Red Hand Day - staff commitment
Thursday, February 11, 2021

The UN estimates the number of child soldiers in the world remains at tens of thousands, though progress has been made to end this practice and release children from armed forces and groups. In 2019, the UN verified 7,747 children, some as young as 6. Among those, 90 per cent were used by non-state actors. Although the use of child soldiers is illegal in Afghanistan, which ratified the UN the Optional Protocol to the CRC on the Involvement of Children in Armed Conflict (OPAC) in 2003, children have been recruited and used by both the armed forces and armed groups for years. This is triggered by a complex set of reasons, including duty to the family, patriotism, honor and economic difficulties, as boys are often the sole breadwinner for the family.

For the fifth year in a row, Afghanistan was listed as the deadliest conflict for children in the 2020 Report of the Secretary-General on Children in Armed Conflict. The 2020 Afghanistan Humanitarian Needs Overview highlighted that additional protection assistance is needed for children who are at heightened risk of recruitment into armed groups. Children continued to be forced into active conflict and child casualties represented a third (31 per cent) of all civilian casualties in the first nine months of 2020. Recruitment and use of children in armed conflict continues to increase, with UNAMA verifying 155 children being recruited and used by armed groups between 1 January and 30 September 2020. This demonstrates a disturbing trend - more than three times the number of children recruited and used during the same period in 2019  and still likely a gross under-estimate of recruitment overall.

Despite the scale of the challenge, the violence children experience, and the harm it brings to their development, funding for programmes to protect children and support reintegration for former child soldiers remains vastly lower than what needs require. In humanitarian settings, child protection remains the 2nd least funded sector of response. Child reintegration represents an even narrower portion of resources allocated to child protection.  In Afghanistan, the current appeal for child protection activities sits at just 58% funded. Gaps in funding represents a significant constraint for preventing child recruitment and the provision of comprehensive child reintegration services and supports.

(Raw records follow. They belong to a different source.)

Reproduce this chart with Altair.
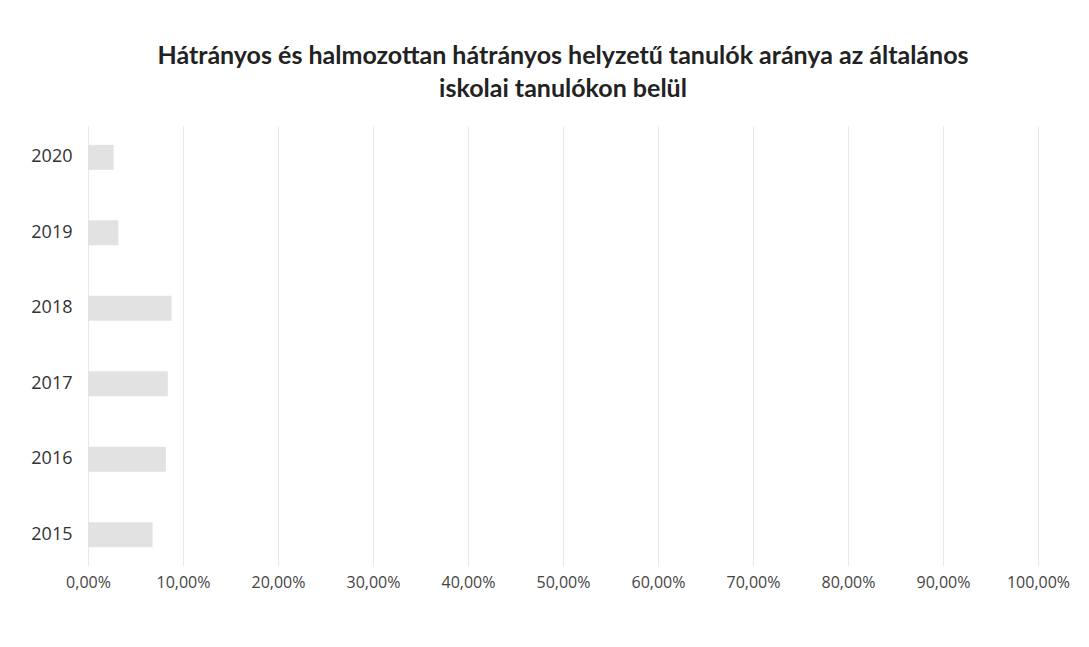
import altair as alt
import pandas as pd

years = ["2015", "2016", "2017", "2018", "2019", "2020"]
values = [0.068, 0.082, 0.084, 0.088, 0.032, 0.027]
x_ticks = [0, 0.1, 0.2, 0.3, 0.4, 0.5, 0.6, 0.7, 0.8, 0.9, 1.0]

df = pd.DataFrame({"year": years, "value": values})

chart = alt.Chart(df).mark_bar(color="#e2e2e2").encode(
    x=alt.X("value:Q",
            scale=alt.Scale(domain=[0, 1], nice=False),
            axis=alt.Axis(values=x_ticks, title=None, domain=False, ticks=False,
                          labelExpr="replace(format(datum.value, '.2%'), '.', ',')",
                          labelFont="Open Sans", labelFontSize=16, labelColor="#444444",
                          labelFlush=False, labelPadding=8, grid=True, gridColor="#e8e8e8")),
    y=alt.Y("year:N", sort=years[::-1],
            scale=alt.Scale(paddingInner=0.67, paddingOuter=0.25),
            axis=alt.Axis(title=None, domain=False, ticks=False,
                          labelFont="Open Sans", labelFontSize=18, labelColor="#333333",
                          labelPadding=16)),
).properties(
    width=950,
    height=440,
    background="white",
    padding={"left": 22, "top": 36, "right": 10, "bottom": 10},
    title=alt.TitleParams(
        text=["Hátrányos és halmozottan hátrányos helyzetű  tanulók aránya az általános",
              "iskolai tanulókon belül"],
        font="Lato", fontSize=25, fontWeight="bold", color="#222222",
        anchor="middle", offset=24, lineHeight=33),
).configure_view(stroke=None)

chart.save("out.html", embed_options={"renderer": "svg", "actions": False})
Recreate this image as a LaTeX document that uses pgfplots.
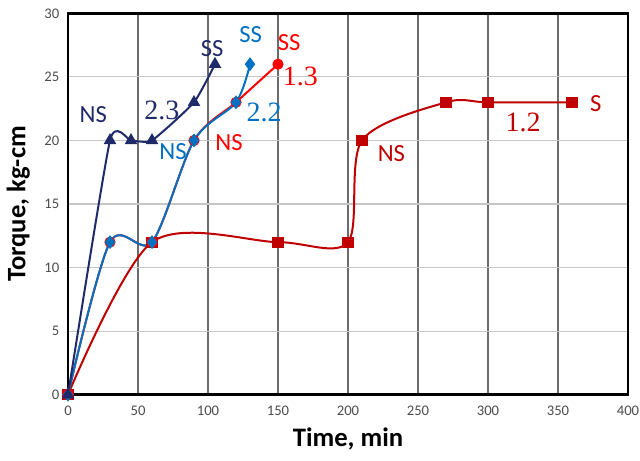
\documentclass[border=0pt]{standalone}
\usepackage{pgfplots}
\pgfplotsset{compat=1.18}
\usepackage{fontspec}
\setmainfont{Carlito}
\newfontfamily\tnr{Liberation Serif}
\definecolor{navy}{HTML}{1F2A6B}
\definecolor{eblue}{HTML}{0070C0}
\definecolor{ered}{HTML}{FF0000}
\definecolor{dred}{HTML}{C00000}
\begin{document}
\begin{tikzpicture}
\begin{axis}[
  name=ax,
  scale only axis,
  width=420pt, height=286pt,
  xmin=0, xmax=400, ymin=0, ymax=30,
  xtick={0,50,...,400}, ytick={0,5,...,30},
  major tick length=0pt,
  grid=major,
  x grid style={gray!85!black, line width=0.8pt},
  y grid style={gray!45, line width=0.8pt},
  axis line style={line width=1.8pt},
  tick label style={font=\fontsize{11}{12}\selectfont, /pgf/number format/assume math mode=true, text=black!70},
  xticklabel style={yshift=-5pt},
  yticklabel style={xshift=-3pt},
  xlabel={Time, min},
  ylabel={Torque, kg-cm},
  label style={font=\fontsize{20}{22}\selectfont\bfseries},
  xlabel style={yshift=-2pt},
  ylabel style={yshift=4pt},
  every axis plot/.append style={line width=1.5pt, smooth, tension=0.5},
  clip=false,
]
% 1.2
\addplot[dred, mark=square*, mark size=3.4pt] coordinates {
 (0,0) (60,12) (150,12) (200,12) (210,20) (270,23) (300,23) (360,23)};
% 1.3
\addplot[ered, mark=*, mark size=3.4pt] coordinates {
 (0,0) (30,12) (60,12) (90,20) (120,23) (150,26)};
% 2.2
\addplot[eblue, mark=diamond*, mark size=4pt] coordinates {
 (0,0) (30,12) (60,12) (90,20) (120,23) (130,26)};
% 2.3
\addplot[navy, mark=triangle*, mark size=4pt, tension=0.3] coordinates {
 (0,0) (30,20) (45,20) (60,20) (90,23) (105,26)};

\begin{scope}[every node/.style={font=\fontsize{18.5}{20}\selectfont}]
\node[navy] at (axis cs:18,22) {NS};
\node[navy] at (axis cs:103,27.2) {SS};
\node[eblue] at (axis cs:75,19.1) {NS};
\node[eblue] at (axis cs:130.5,28.3) {SS};
\node[ered] at (axis cs:158,27.7) {SS};
\node[ered] at (axis cs:115,19.8) {NS};
\node[dred] at (axis cs:231,19) {NS};
\node[dred] at (axis cs:377,22.9) {S};
\end{scope}
\begin{scope}[every node/.style={font=\tnr\fontsize{21}{22}\selectfont}]
\node[navy] at (axis cs:67,22.4) {2.3};
\node[eblue] at (axis cs:140,22.2) {2.2};
\node[ered] at (axis cs:166,25) {1.3};
\node[dred] at (axis cs:325,21.4) {1.2};
\end{scope}
\end{axis}
\pgfresetboundingbox
\path ([shift={(-51pt,-49.5pt)}]ax.south west) rectangle ([shift={(9pt,10pt)}]ax.north east);
\end{tikzpicture}
\end{document}
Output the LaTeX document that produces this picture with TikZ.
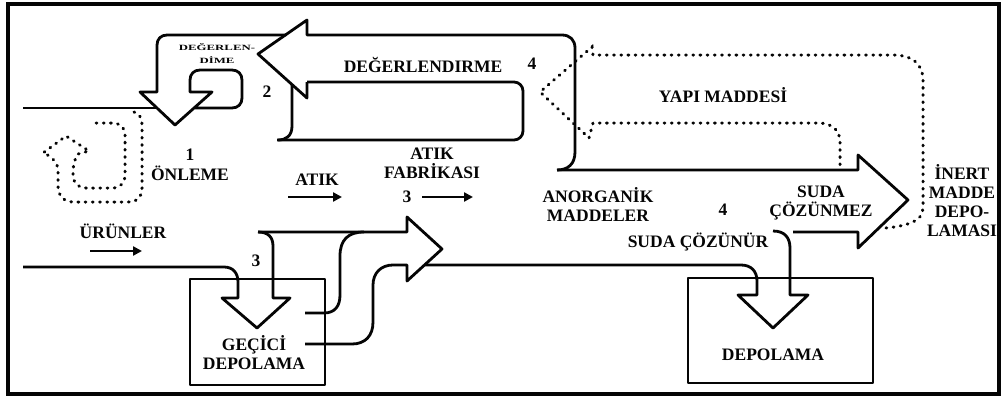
\documentclass[tikz,border=0pt]{standalone}
\usepackage{fontspec}
\setmainfont{Liberation Serif}
\usetikzlibrary{arrows.meta}
\definecolor{ink}{HTML}{050505}

\begin{document}
\begin{tikzpicture}[x=1pt,y=-1pt,
    band/.style={draw=ink,line width=2.8pt,line join=round},
    dots/.style={draw=ink,line width=3pt,line cap=round,dash pattern=on 0.8pt off 6.4pt},
    lbl/.style={font=\fontsize{17.5}{19}\selectfont\bfseries,text=ink,inner sep=0pt,align=center},
    tiny/.style={font=\fontsize{8}{8}\selectfont\bfseries,text=ink,inner sep=0pt},
    flow/.style={draw=ink,line width=2.6pt,-{Triangle[length=9pt,width=9pt]}}]
  \useasboundingbox (0,0) rectangle (1003,399);
  \fill[white] (0,0) rectangle (1003,399);
  \draw[ink,line width=3.4pt] (8,4) rectangle (999,394);

  % upper stream and small recovery arrow
  \draw[band] (23,108) -- (157,108);
  \draw[band] (286,35) -- (167,35) .. controls (161,35) and (157,39) .. (157,45) -- (157,92) -- (140,92)
    -- (175,125) -- (212,92) -- (190,92) -- (190,80) .. controls (190,74) and (194,70) .. (200,70) -- (232,70)
    .. controls (238,70) and (242,74) .. (242,80) -- (242,98) .. controls (242,104) and (238,108) .. (232,108) -- (194,108);

  % big band: recovery arrow to the left, insoluble arrow to the right
  \draw[band] (557,170) .. controls (568,170) and (575,164) .. (575,152) -- (575,48)
    .. controls (575,40) and (570,35) .. (562,35) -- (307,35) -- (307,20) -- (258,54) -- (307,98) -- (307,82);
  \draw[band,rounded corners=9pt] (307,82) -- (523,82) -- (523,140) -- (277,140);
  \draw[band] (292,84) -- (292,126) .. controls (292,136) and (286,140) .. (278,140);
  \draw[band] (557,170) -- (858,170) -- (858,155) -- (908,200) -- (858,248) -- (858,232) -- (793,232);
  \draw[band] (773,231) .. controls (785,231) and (790,238) .. (790,248) -- (790,295) -- (808,295) -- (773,328)
    -- (738,295) -- (757,295) -- (757,281) .. controls (757,271) and (751,265) .. (741,265) -- (424,265);

  % temporary storage
  \draw[band] (190,279) rectangle (325,385);
  \draw[band] (23,267) -- (224,267) .. controls (233,267) and (238,273) .. (238,282) -- (238,298) -- (222,298)
    -- (257,328) -- (290,298) -- (273,298) -- (273,246) .. controls (273,237) and (268,232) .. (258,232);
  \draw[band] (258,232) -- (407,232) -- (407,217) -- (442,249) -- (407,281) -- (407,265) -- (393,265)
    .. controls (381,265) and (373,273) .. (373,285) -- (373,322) .. controls (373,336) and (365,344) .. (352,344) -- (305,344);
  \draw[band] (305,313) -- (324,313) .. controls (335,313) and (340,306) .. (340,295) -- (340,256)
    .. controls (340,240) and (348,232) .. (364,232);

  % storage
  \draw[band] (688,278) rectangle (873,383);

  % dotted paths
  \draw[dots] (886,228) .. controls (905,226) and (923,222) .. (923,208) -- (923,80) .. controls (923,64) and (912,55) .. (893,55)
    -- (593,55) -- (592,47) -- (540,92) -- (589,138) -- (593,123) -- (818,123) .. controls (832,123) and (840,130) .. (840,142) -- (840,168);
  \draw[dots] (134,112) .. controls (139,113) and (142,118) .. (142,126) -- (142,188) .. controls (142,197) and (137,202) .. (128,202)
    -- (74,202) .. controls (64,202) and (58,196) .. (58,186) -- (58,170) .. controls (58,163) and (52,157) .. (46,154)
    -- (43,153) -- (66,136) -- (89,151) -- (78,154) .. controls (74,160) and (73,166) .. (73,174)
    .. controls (73,183) and (78,188) .. (86,188) -- (112,188) .. controls (120,188) and (125,183) .. (125,175)
    -- (125,135) .. controls (125,127) and (120,123) .. (112,123) -- (92,123);

  % small flow arrows
  \foreach \n/\xa/\xb/\yy in {atik/288/342/197, fab/422/473/197, urun/90/142/251}{
    \draw[flow] (\xa,\yy) coordinate (\n s) -- (\xb,\yy) coordinate (\n e);}

  \node[tiny] (degA) at (217,47) {\scalebox{1.6}[1]{DEĞERLEN-}};
  \node[tiny] (degB) at (217,60) {\scalebox{1.6}[1]{DİME}};
  \node[lbl] (deg) at (423,65) {DEĞERLENDIRME};
  \node[lbl] (fourA) at (532,64) {4};
  \node[lbl] (two) at (267,92) {2};
  \node[lbl] (yapi) at (723,95) {YAPI MADDESİ};
  \node[lbl] (one) at (190,155) {1};
  \node[lbl] (onleme) at (190,173) {ÖNLEME};
  \node[lbl] (atik) at (317,180) {ATIK};
  \node[lbl] (fabrika) at (432,163) {ATIK\\FABRİKASI};
  \node[lbl] (threeA) at (407,197) {3};
  \node[lbl] (anorg) at (598,205) {ANORGANİK\\MADDELER};
  \node[lbl] (fourB) at (723,210) {4};
  \node[lbl] (cozunmez) at (821,203) {SUDA\\ÇÖZÜNMEZ};
  \node[lbl] (inert) at (962,201) {İNERT\\MADDE\\DEPO-\\LAMASI};
  \node[lbl] (cozunur) at (698,242) {SUDA ÇÖZÜNÜR};
  \node[lbl] (urunler) at (123,231) {ÜRÜNLER};
  \node[lbl] (threeB) at (256,261) {3};
  \node[lbl] (gecici) at (254,353) {GEÇİCİ\\DEPOLAMA};
  \node[lbl] (depo) at (773,355) {DEPOLAMA};
\end{tikzpicture}
\end{document}
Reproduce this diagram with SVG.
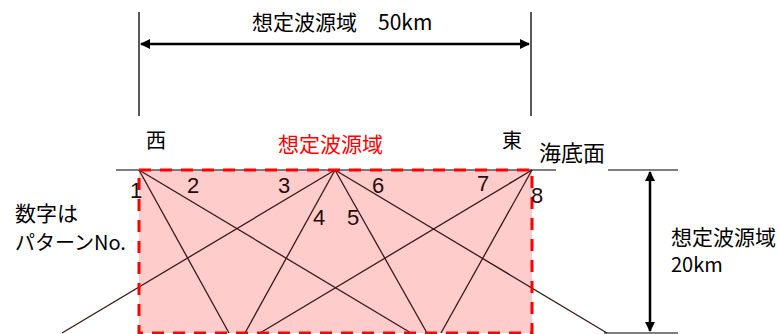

COVID-19 has impacted child recruitment and use according to the UN’s Special Representative to the Secretary-General (SRSG) on Children & Armed Conflict. The socio-economic impacts have placed families in precarious financial positions, which in turn has pushed boys to join armed groups to access food, income or protection. These same impacts have also created an increased risk for girls of forced marriage to armed actors, becoming recruited and used by armed forces and groups in this way.

World Vision Afghanistan focuses on supporting community based structures that enhance the protective environment for children, which is often crucial to preventing or mitigating the risk of recruitment for girls and boys. This includes capacity building initiatives with The Child Protection Action Network (CPAN) a coalition of government, NGO, community and religious leaders who was responsible for preventing 23 cases of child recruitment in the first half 2020. World Vision Afghanistan is “Raising Our Red” for a future where prevention of child recruitment and support to former child soldiers is adequately and sustainably resourced, and children have a life free from violence, exploitation and abuse.